В первую очередь, любая поэзия отличатся от прозы специфической композицией. Но композиция - формальная расчлененность и уникальная темпоральная последовательность частей - составляет основание для применения нарративного анализа к любому тексту. Нар-рация вообще - это «эпизодизация событийности бытия»3. Но композиционная сегментация стихотворного текста особенно жестко диктуется жанром и реализуется на всех его уровнях - от звуко-интонационного до синтаксического4.
Американский нарратолог Б. Макхейл, вторя Ю.М. Лотману5, считает, что определяющей для смыслообразования в поэзии является метризация6. Категориями, перекидывающими мостик от стиха к нарративу, являются для американского исследователя «метричность» и «контрметричность» (measurement and countenneasurement) как про-
явления сегментации. Способность создавать смыслы путем отбора, размещения и комбинирования сегментов разной длины и разных уровней (стоп, слов, строк, строф) - это доминанта поэзии, так же как нарративность - характеристика нарратива, а перформативность - характеристика драмы: «там, где текст разрывается пустотой (a gap) <... > происходит провокация смыслообразования: мы вмешиваемся в этот процесс, чтобы привнести смысл туда, где он не договаривается»7.
Силой, противодействующей метру, является ритм. Они играют одинаково важную роль и для сегментации нарратива, и для сегментации поэтического текста, но в последнем метр и ритм являют себя, так сказать, в аккумулированной форме.
Считается, что базовой единицей метризации стиха является стопа. Главной же единицей сегментации нарратива является точка зрения. В стихотворении она членится на «кадры фокализации» более заметно, разрывы между этими кадрами «очевиднее» и происходят чаще, чем в прозе, а значит, стихотворный текст в большей степени провоцирует когнитивную деятельность читателя по реконструкции целостного смысла текста.
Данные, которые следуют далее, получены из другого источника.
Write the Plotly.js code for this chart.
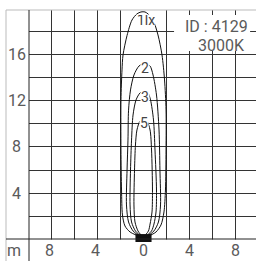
<!DOCTYPE html>
<html>
<head>
<meta charset="utf-8">
<script src="https://cdn.plot.ly/plotly-3.0.1.min.js"></script>
<style>html,body{margin:0;padding:0;background:#fff;}#chart{width:256px;height:261px;}</style>
</head>
<body>
<div id="chart"></div>
<script>
// ---- data (metres) ----
const xGridVals = [-8, -6, -4, -2, 0, 2, 4, 6, 8];
const xLabelVals = [-8, -4, 0, 4, 8];
const xLabelText = ['8', '4', '0', '4', '8'];
const yGridVals = [2, 4, 6, 8, 10, 12, 14, 16, 18];
const yLabelVals = [4, 8, 12, 16];
const yLabelText = ['4', '8', '12', '16'];
const unitLabel = 'm';

// isolux contours (lx): 1, 2, 3, 5
const c1x = [-0.65, -1.17, -1.61, -1.83, -1.91, -1.96, -1.96, -1.87, -1.78, -1.43, -1.00, -0.57, -0.22, 0.13, 0.39, 0.83, 1.26, 1.61, 1.83, 1.96, 1.96, 1.91, 1.78, 1.52, 1.09, 0.65];
const c1y = [0.35, 0.61, 1.13, 2.09, 4.26, 7.74, 12.09, 14.70, 16.00, 17.70, 19.04, 19.57, 19.74, 19.74, 19.57, 19.04, 17.74, 16.00, 13.83, 11.22, 7.74, 4.26, 2.35, 1.22, 0.61, 0.35];

const c2x = [-0.48, -0.91, -1.30, -1.48, -1.43, -1.35, -1.30, -1.13, -0.83, -0.39, 0.13, 0.57, 0.83, 1.13, 1.35, 1.43, 1.48, 1.30, 0.91, 0.48];
const c2y = [0.35, 0.70, 1.48, 2.96, 6.00, 8.60, 11.20, 12.96, 14.26, 15.04, 15.30, 15.04, 14.26, 12.52, 9.48, 6.00, 2.96, 1.48, 0.70, 0.35];

const c3x = [-0.35, -0.70, -1.04, -1.17, -1.13, -1.04, -0.91, -0.65, -0.30, 0.04, 0.39, 0.61, 0.87, 1.00, 1.13, 1.09, 0.91, 0.70, 0.35];
const c3y = [0.35, 0.70, 1.48, 2.96, 6.00, 8.60, 10.78, 12.09, 12.70, 12.87, 12.70, 12.09, 10.35, 7.74, 4.26, 2.35, 1.30, 0.70, 0.35];

const c5x = [-0.22, -0.48, -0.74, -0.83, -0.78, -0.70, -0.57, -0.30, 0.00, 0.30, 0.57, 0.70, 0.78, 0.74, 0.57, 0.43, 0.17];
const c5y = [0.35, 0.70, 1.48, 2.96, 6.00, 8.17, 9.48, 10.26, 10.43, 10.26, 9.48, 7.74, 4.26, 2.35, 1.30, 0.70, 0.35];

const contourLabels = ['1lx', '2', '3', '5'];
const contourLabelX = [0.22, 0.17, 0.09, 0.04];
const contourLabelY = [19.04, 14.87, 12.35, 10.09];

// luminaire outline
const lumX = [-0.70, 0.70, 0.70, -0.70];
const lumY = [-0.26, -0.26, 0.43, 0.43];

const idText = 'ID : 4129';
const cctText = '3000K';

// ---- styles ----
const FONT = 'Roboto, "Open Sans", sans-serif';
const TXT = '#5a5a5a';
const GRID = '#333';
const X_RANGE = [-9.957, 9.783];
const Y_RANGE = [-0.26, 19.91];

const lineStyle = {color: '#111', width: 1, shape: 'spline', smoothing: 0.8};
const contours = [[c1x, c1y], [c2x, c2y], [c3x, c3y], [c5x, c5y]];
const traces = contours.map(([x, y]) => ({
  type: 'scatter', mode: 'lines', x: x, y: y, line: lineStyle, hoverinfo: 'skip', showlegend: false
}));
traces.push({
  type: 'scatter', mode: 'lines', x: lumX, y: lumY, fill: 'toself', fillcolor: '#111',
  line: {color: '#111', width: 0}, hoverinfo: 'skip', showlegend: false
});

const annotations = [];
yLabelVals.forEach((v, i) => annotations.push({
  xref: 'paper', yref: 'y', x: -0.053, y: v, text: yLabelText[i], showarrow: false,
  xanchor: 'center', yanchor: 'middle', font: {family: FONT, size: 16, color: TXT}
}));
xLabelVals.forEach((v, i) => annotations.push({
  xref: 'x', yref: 'paper', x: v, y: -0.036, text: xLabelText[i], showarrow: false,
  xanchor: 'center', yanchor: 'middle', xshift: v < 0 ? -2 : 0,
  font: {family: FONT, size: 16, color: TXT}
}));
annotations.push({
  xref: 'paper', yref: 'paper', x: -0.066, y: -0.036, text: unitLabel, showarrow: false,
  xanchor: 'center', yanchor: 'middle', font: {family: FONT, size: 16, color: TXT}
});
contourLabels.forEach((t, i) => annotations.push({
  xref: 'x', yref: 'y', x: contourLabelX[i], y: contourLabelY[i], text: t, showarrow: false,
  xanchor: 'center', yanchor: 'middle', bgcolor: '#fff', borderpad: 0,
  height: i === 0 ? 10 : undefined,
  font: {family: FONT, size: 14, color: '#444'}
}));
annotations.push({
  xref: 'paper', yref: 'paper', x: 0.828, y: 0.927, text: idText, showarrow: false,
  xanchor: 'center', yanchor: 'middle', font: {family: FONT, size: 16, color: TXT}
});
annotations.push({
  xref: 'paper', yref: 'paper', x: 0.846, y: 0.849, text: cctText, showarrow: false,
  xanchor: 'center', yanchor: 'middle', font: {family: FONT, size: 16, color: TXT}
});

const shapes = [
  // mask vertical grid stubs below y=0
  {type: 'rect', xref: 'x', yref: 'y', x0: X_RANGE[0], x1: X_RANGE[1], y0: Y_RANGE[0], y1: -0.05,
   fillcolor: '#fff', line: {width: 0}, layer: 'between'},
  // ID box
  {type: 'rect', xref: 'paper', yref: 'paper', x0: 0.639, x1: 0.974, y0: 0.823, y1: 0.978,
   fillcolor: '#fff', line: {width: 0}, layer: 'above'},
  // outer light frame
  {type: 'line', xref: 'paper', yref: 'paper', x0: -0.1013, x1: 1, y0: 1, y1: 1, line: {color: '#bbb', width: 1}},
  {type: 'line', xref: 'paper', yref: 'paper', x0: -0.1013, x1: -0.1013, y0: 1, y1: -0.09, line: {color: '#bbb', width: 1}},
  // left dark axis line
  {type: 'line', xref: 'paper', yref: 'paper', x0: 0, x1: 0, y0: 1, y1: -0.09, line: {color: '#222', width: 1}},
  // bottom dark axis line at y = 0
  {type: 'line', xref: 'paper', yref: 'y', x0: -0.1013, x1: 1, y0: 0, y1: 0, line: {color: '#222', width: 1}}
];

const layout = {
  width: 256, height: 261,
  margin: {l: 29, r: 0, t: 10, b: 19, pad: 0},
  paper_bgcolor: '#fff', plot_bgcolor: '#fff',
  showlegend: false,
  xaxis: {
    range: X_RANGE, tickmode: 'array', tickvals: xGridVals, showticklabels: false,
    showgrid: true, gridcolor: GRID, gridwidth: 1,
    zeroline: true, zerolinecolor: 'rgba(0,0,0,0)', showline: false, ticks: '',
    automargin: false, fixedrange: true
  },
  yaxis: {
    range: Y_RANGE, tickmode: 'array', tickvals: yGridVals, showticklabels: false,
    showgrid: true, gridcolor: GRID, gridwidth: 1, zeroline: false, showline: false, ticks: '',
    automargin: false, fixedrange: true
  },
  annotations: annotations,
  shapes: shapes
};

Plotly.newPlot('chart', traces, layout, {staticPlot: true, displayModeBar: false});
</script>
</body>
</html>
Далее поговорим о модусах наррации в лирической поэзии, поскольку в иных поэтических жанрах данные категории функционируют столь же полноценно, как и в прозаических нарративах.
Лирические стихотворения отличаются от «нормальных» художественных нарративов тем, что создают впечатление прямой коммуникации с автором. Эго особый дискурс, в котором некое лицо (лирический рассказчик) рассказывает не о том, «что случилось», а о том, что он / она «думает о случившемся». При этом «случившееся» (история) в большей или меньшей степени присутствует в рассказе. Мир лирического стиха не содержит собственно истории, но включает последовательности ментальных событий, переживаемых сознанием одного говорящего. Но и это не является отличительным признаком поэзии - такова модернистская проза, например.
Три традиционных литературных рода - проза поэзия и драма -различаются, главным образом, лишь шкалой возможных способов и уровней опосредования, которыми они могут пользоваться. Роману и рассказу доступны все возможные уровни и способы медиации (от «объективного» аукториального повествователя до полностью субъективированного Я-повествователя - и разные способы фокализации), в лирических стихотворениях и драматургических текстах диапазон опосредующих инстанций редуцирован.
Поэтому задача анализа - не столько найти некий своеобразный тип повествователя, присущий лишь поэзии, сколько доказать «мнимость» отсутствия в лирике опосредующей инстанции. Петер Хюн,
например, различает четыре типа повествовательных инстанции (агентов), находящихся на четырех уровнях стихотворного текста: биографический автор, абстрактный (подразумеваемый) автор8, гово-рящий/нарратор и протагонист (персонаж)9.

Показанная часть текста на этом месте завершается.